No public agency or non-governmental entity in LA has comprehensively identified where and how much of these vacant lands exist and the potential for new green space. Limited access to this information disables efforts to re-purpose these sites into better serving uses. However, there is no lack of imagination on the part of community members. Using networks fostered by CHC for over 20 years, LA Open Acres together with communities will use this newly-available and -accessible information to push forward exciting and innovative open space projects that are in tune with particular local neighborhood conditions, needs and visions. LA Open Acres can provide an opportunity for Angelenos to serve as a national model spurring innovation and dramatic change by organizing and advocating for better use of empty and underutilized space. The data, maps, and online networking tools provided by the LA Open Acres Project will allow community members to find information about available empty spaces, and connect with their neighbors to start organizing, in cooperation with landholders, for access to unused parcels. By providing information and resources, the project will allow others to work together to launch initiatives to transform the local environment. Furthermore, this data will inform the development of multiple planning processes occurring in the city now, including the development of a South LA Open-Space Master Plan. This project will allow more people to access information, connect with decision-makers, and participate in the planning process in their neighborhoods to create healthier neighborhood environments.
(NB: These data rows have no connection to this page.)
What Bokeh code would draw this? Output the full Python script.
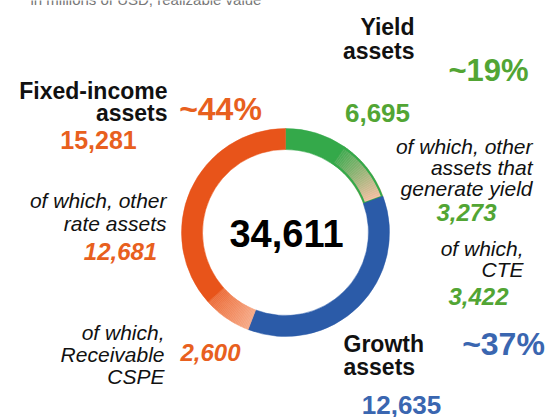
import numpy as np
from bokeh.plotting import figure
from bokeh.models import Range1d
from bokeh.embed import file_html
from bokeh.resources import INLINE
from bokeh.core.properties import value

# ---------------- data ----------------
total_value = 34611
segment_names = ["Other yield assets", "CTE", "Growth assets", "Receivable CSPE", "Other rate assets"]
segment_values = [3273, 3422, 12635, 2600, 12681]
group_names = ["Fixed-income assets", "Yield assets", "Growth assets"]
group_values = [15281, 6695, 12635]
group_shares = ["~44%", "~19%", "~37%"]
subtitle = "in millions of USD, realizable value"

# ---------------- style ----------------
FONT = value("Liberation Sans")
ORANGE = "#E8541A"
GREEN = "#34A94A"
BLUE = "#2B5BA8"
T_ORANGE = "#E8601E"
T_GREEN = "#52A534"
T_BLUE = "#3A66B0"
seg_colors = [
    (GREEN, GREEN),
    ("#3FAA50", "#F3BFA2"),   # gradient
    (BLUE, BLUE),
    ("#F6AA88", "#EC6C38"),   # gradient
    (ORANGE, ORANGE),
]

W, H = 547, 417
p = figure(width=W, height=H, x_range=Range1d(0, W), y_range=Range1d(0, H),
           output_backend="svg", toolbar_location=None, min_border=0)
p.axis.visible = False
p.grid.visible = False
p.outline_line_color = None
p.background_fill_color = "white"


def Y(sy):
    return H - sy


def hex2rgb(h):
    h = h.lstrip("#")
    return np.array([int(h[i:i + 2], 16) for i in (0, 2, 4)], dtype=float)


def rgb2hex(c):
    return "#%02x%02x%02x" % tuple(int(round(v)) for v in c)


# ---------------- donut ----------------
CX, CY = 285, 232
R_OUT, R_IN = 104, 83
total = float(sum(segment_values))
cum = np.concatenate([[0], np.cumsum(segment_values)])
starts = np.pi / 2 - 2 * np.pi * cum[:-1] / total
ends = np.pi / 2 - 2 * np.pi * cum[1:] / total

for i, (a0, a1) in enumerate(zip(starts, ends)):
    c0, c1 = seg_colors[i]
    if c0 == c1:
        p.annular_wedge(x=CX, y=Y(CY), inner_radius=R_IN, outer_radius=R_OUT,
                        start_angle=a0, end_angle=a1, direction="clock",
                        fill_color=c0, line_color=c0, line_width=0.5)
    else:
        n = 30
        edges = np.linspace(a0, a1, n + 1)
        ca, cb = hex2rgb(c0), hex2rgb(c1)
        cols = [rgb2hex(ca + (cb - ca) * (k + 0.5) / n) for k in range(n)]
        p.annular_wedge(x=[CX] * n, y=[Y(CY)] * n, inner_radius=R_IN, outer_radius=R_OUT,
                        start_angle=list(edges[:-1]), end_angle=list(edges[1:]),
                        direction="clock", fill_color=cols, line_color=cols, line_width=0.5)
        if i == 1:
            p.annular_wedge(x=CX, y=Y(CY), inner_radius=R_IN + 1, outer_radius=R_OUT - 1,
                            start_angle=a0, end_angle=a1, direction="clock",
                            fill_alpha=0, line_color=GREEN, line_width=2)


def txt(x, y, s, size, color="#111111", style="bold", align="left"):
    p.text(x=[x], y=[Y(y)], text=[s], text_font=FONT, text_font_size=f"{size}px",
           text_font_style=style, text_color=color, text_align=align,
           text_baseline="middle")


# subtitle (cut off at the top edge, as in the reference)
p.text(x=[30], y=[Y(-1)], text=[subtitle], text_font=FONT, text_font_size="15px",
       text_font_style="normal", text_color="#777777", text_align="left",
       text_baseline="alphabetic")

# centre total
txt(CX + 1, 233, f"{total_value:,}", 38, "#000000", "bold", "center")

# Fixed-income
txt(167, 90, "Fixed-income", 23, "#111111", "bold", "right")
txt(167, 112, "assets", 23, "#111111", "bold", "right")
txt(98, 139, f"{group_values[0]:,}", 25, T_ORANGE, "bold", "center")
txt(220, 108, group_shares[0], 32, T_ORANGE, "bold", "center")
txt(166, 200, "of which, other", 21, "#111111", "italic", "right")
txt(166, 223, "rate assets", 21, "#111111", "italic", "right")
txt(120, 251, f"{segment_values[4]:,}", 24, T_ORANGE, "bold italic", "center")
txt(164, 332, "of which,", 21, "#111111", "italic", "right")
txt(164, 354, "Receivable", 21, "#111111", "italic", "right")
txt(164, 376, "CSPE", 21, "#111111", "italic", "right")
txt(210, 352, f"{segment_values[3]:,}", 24, T_ORANGE, "bold italic", "center")

# Yield
txt(414, 26, "Yield", 23, "#111111", "bold", "right")
txt(414, 50, "assets", 23, "#111111", "bold", "right")
txt(377, 112, f"{group_values[1]:,}", 26, T_GREEN, "bold", "center")
txt(488, 70, group_shares[1], 31, T_GREEN, "bold", "center")
txt(532, 146, "of which, other", 21, "#111111", "italic", "right")
txt(532, 167, "assets that", 21, "#111111", "italic", "right")
txt(532, 188, "generate yield", 21, "#111111", "italic", "right")
txt(466, 212, f"{segment_values[0]:,}", 24, T_GREEN, "bold italic", "center")
txt(523, 248, "of which,", 21, "#111111", "italic", "right")
txt(523, 269, "CTE", 21, "#111111", "italic", "right")
txt(478, 296, f"{segment_values[1]:,}", 24, T_GREEN, "bold italic", "center")

# Growth
txt(343, 343, "Growth", 23, "#111111", "bold", "left")
txt(343, 366, "assets", 23, "#111111", "bold", "left")
txt(503, 343, group_shares[2], 32, T_BLUE, "bold", "center")
txt(401, 404, f"{group_values[2]:,}", 26, T_BLUE, "bold", "center")

open("out.html", "w").write(file_html(p, INLINE))
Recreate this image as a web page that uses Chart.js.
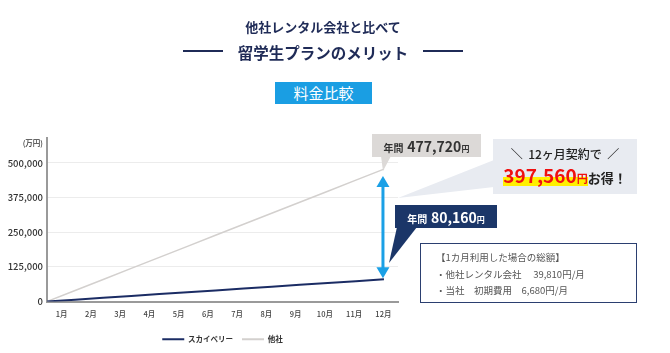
<!DOCTYPE html>
<html><head><meta charset="utf-8">
<script src="https://cdn.jsdelivr.net/npm/chart.js@4.4.1/dist/chart.umd.min.js"></script>
<style>
html,body{margin:0;padding:0;background:#fff;}
#wrap{position:relative;width:670px;height:353px;overflow:hidden;font-family:"Noto Sans CJK JP","Noto Sans",sans-serif;}
#c{position:absolute;left:0;top:0;}
.abs{position:absolute;white-space:nowrap;}
</style></head><body>
<div id="wrap">
<canvas id="c" width="670" height="353"></canvas>
<svg class="abs" style="left:0;top:0" width="670" height="353">
  <polygon points="381,156 391,156 383,171" fill="#dcd9d7"/>
  <polygon points="398,198 494,160 494,187" fill="#e8ebf1"/>
  <polygon points="397,227 417,227 389,263" fill="#1b3668"/>
</svg>
<div class="abs" style="left:0;width:646px;top:18px;text-align:center;font-size:13px;font-weight:700;color:#1f2b57;line-height:18px;">他社レンタル会社と比べて</div>
<div class="abs" style="left:0;width:646px;top:42px;text-align:center;font-size:15.5px;font-weight:700;color:#1f2b57;line-height:20px;">留学生プランのメリット</div>
<div class="abs" style="left:183px;top:50px;width:40px;height:1.5px;background:#1f2b57"></div>
<div class="abs" style="left:423px;top:50px;width:40px;height:1.5px;background:#1f2b57"></div>
<div class="abs" style="left:275px;top:82px;width:97px;height:22px;background:#1a9ee3;color:#fff;font-size:15px;line-height:22px;text-align:center;">料金比較</div>

<div class="abs" style="left:372px;top:134px;width:109px;height:23px;background:#dcd9d7;color:#333;text-align:center;line-height:23px;font-weight:700;">
  <span style="font-size:10px">年間</span> <span style="font-size:14px">477,720</span><span style="font-size:8px">円</span></div>

<div class="abs" style="left:395px;top:205px;width:102px;height:23px;background:#1b3668;color:#fff;text-align:center;line-height:23px;font-weight:700;">
  <span style="font-size:10px">年間</span> <span style="font-size:14px">80,160</span><span style="font-size:8px">円</span></div>

<div class="abs" style="left:493px;top:139px;width:144px;height:55px;background:#e8ebf1;text-align:center;color:#222;">
  <div style="position:absolute;left:0;width:144px;top:7px;font-size:12px;line-height:16px;font-weight:500;">＼&nbsp; 12ヶ月契約で&nbsp; ／</div>
  <div style="position:absolute;left:0;width:144px;top:24px;line-height:24px;font-weight:700;">
    <span style="color:#f01010;font-size:19px;background:linear-gradient(transparent 58%,#fff000 58%, #fff000 92%, transparent 92%);">397,560<span style="font-size:11px">円</span></span><span style="font-size:13px;color:#222">お得！</span>
  </div>
</div>

<div class="abs" style="left:420px;top:243px;width:217px;height:60px;box-sizing:border-box;border:1.5px solid #2b3f70;background:#fff;color:#555;font-size:9.5px;">
  <div style="position:absolute;left:15px;top:5px;line-height:16.5px;">
    <div>【1カ月利用した場合の総額】</div>
    <div>・他社レンタル会社　 39,810円/月</div>
    <div>・当社　初期費用　6,680円/月</div>
  </div>
</div>
</div>
<script>
const monthLabels = ['1月','2月','3月','4月','5月','6月','7月','8月','9月','10月','11月','12月'];
const monthIndex = [0,1,2,3,4,5,6,7,8,9,10,11,12];
const skyberry = [0,6680,13360,20040,26720,33400,40080,46760,53440,60120,66800,73480,80160];
const others   = [0,39810,79620,119430,159240,199050,238860,278670,318480,358290,398100,437910,477720];
const yTickValues = [0,125000,250000,375000,500000];
const unitTickValue = 570000;
const unitLabel = '(万円)';
const seriesNames = ['スカイベリー','他社'];

const FONT = '"Noto Sans CJK JP","Noto Sans",sans-serif';

const arrowPlugin = {
  id: 'diffArrow',
  afterDatasetsDraw(chart) {
    const xs = chart.scales.x, ys = chart.scales.y, ctx = chart.ctx;
    const x = xs.getPixelForValue(monthIndex[monthIndex.length-1]) - 1;
    const yTop = ys.getPixelForValue(others[others.length-1]) + 7;
    const yBot = ys.getPixelForValue(skyberry[skyberry.length-1]) - 1;
    const hh = 11, hw = 6.5;
    ctx.save();
    ctx.strokeStyle = '#1aa0e6'; ctx.fillStyle = '#1aa0e6'; ctx.lineWidth = 3;
    ctx.beginPath(); ctx.moveTo(x, yTop + hh - 1); ctx.lineTo(x, yBot - hh + 1); ctx.stroke();
    ctx.beginPath(); ctx.moveTo(x, yTop); ctx.lineTo(x - hw, yTop + hh); ctx.lineTo(x + hw, yTop + hh); ctx.closePath(); ctx.fill();
    ctx.beginPath(); ctx.moveTo(x, yBot); ctx.lineTo(x - hw, yBot - hh); ctx.lineTo(x + hw, yBot - hh); ctx.closePath(); ctx.fill();
    ctx.restore();
  }
};

new Chart(document.getElementById('c'), {
  type: 'line',
  data: {
    datasets: [
      { label: seriesNames[0], data: monthIndex.map((m,i)=>({x:m,y:skyberry[i]})), borderColor:'#1b2c64', backgroundColor:'#1b2c64', borderWidth:2, pointRadius:0, tension:0, xAxisID:'x' },
      { label: seriesNames[1], data: monthIndex.map((m,i)=>({x:m,y:others[i]})), borderColor:'#d3d0ce', backgroundColor:'#d3d0ce', borderWidth:1.5, pointRadius:0, tension:0, xAxisID:'x' }
    ]
  },
  options: {
    responsive: false,
    animation: false,
    layout: { padding: { left: 0, right: 272, top: 138, bottom: 0 } },
    scales: {
      x: { type:'linear', display:false, min:0, max:12.5 },
      xc: { type:'category', labels: monthLabels, position:'bottom', offset:true,
            grid:{ display:false, drawTicks:false },
            border:{ display:true, color:'#9a9a9a', width:2 },
            ticks:{ color:'#444', padding:8, font:{ family:FONT, size:7.5, weight:'500' }, maxRotation:0, autoSkip:false } },
      y: { min:0, max:590000,
           afterBuildTicks(scale){ scale.ticks = yTickValues.map(v=>({value:v})).concat([{value:unitTickValue}]); },
           afterFit(scale){ scale.width = 47; },
           grid:{ color:(c)=> c.tick && c.tick.value===unitTickValue ? 'rgba(0,0,0,0)' : '#ececec', drawTicks:false, lineWidth:1 },
           border:{ display:true, color:'#9a9a9a', width:2 },
           ticks:{ color:'#333', padding:4,
                   font:(c)=> (c.tick && c.tick.value===unitTickValue) ? {family:FONT,size:7.5,weight:'500'} : {family:FONT,size:9.5,weight:'500'},
                   callback:(v)=> v===unitTickValue ? unitLabel : v.toLocaleString('en-US') } }
    },
    plugins: {
      tooltip:{ enabled:false },
      legend:{ position:'bottom', fullSize:false,
        labels:{ color:'#333', boxWidth:22, boxHeight:2, padding:9, font:{ family:FONT, size:7.5, weight:'700' },
          generateLabels(chart){
            return Chart.defaults.plugins.legend.labels.generateLabels(chart).map(l=>Object.assign(l,{lineWidth:0}));
          } } }
    }
  },
  plugins:[arrowPlugin]
});
</script>
</body></html>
What would success look like in the year 2050 regarding your indicator?
LA Open Acres Project will put in motion a process through which, by 2050, every resident in Los Angeles will enjoy the environmental and health benefits of having parks and open space within an easy walking distance from their home. By 2050, neighbors working together throughout Los Angeles will create hundreds of community gardens, mini-parks, urban farms, green markets, plazas, playgrounds, and other public spaces. LA Open Acres will serve as the catalyst and the way-finding tool for these realizations of local desires - the key to unlocking the potential of acres of underutilized land.
Local and regional air and water quality will be improved, neighbors will have more and more opportunities to interact with one another, the heat island effect will be reduced, unsightly and hazardous abandoned properties will be eliminated, and ecological sanctuaries for people and wildlife will become a feature in every part of the City.
People will be healthier, thanks to access to parks for exercise and relaxation and gardens for growing fresh, organic food. People meeting in these small healthy places will incubate more projects and organize locally - the formerly desolate acres will be catalysts for improvements in public safety, social connectedness, and employment across the region.
This vision of the future begins by giving communities the information and tools they need to reclaim and re-purpose these underutilized spaces.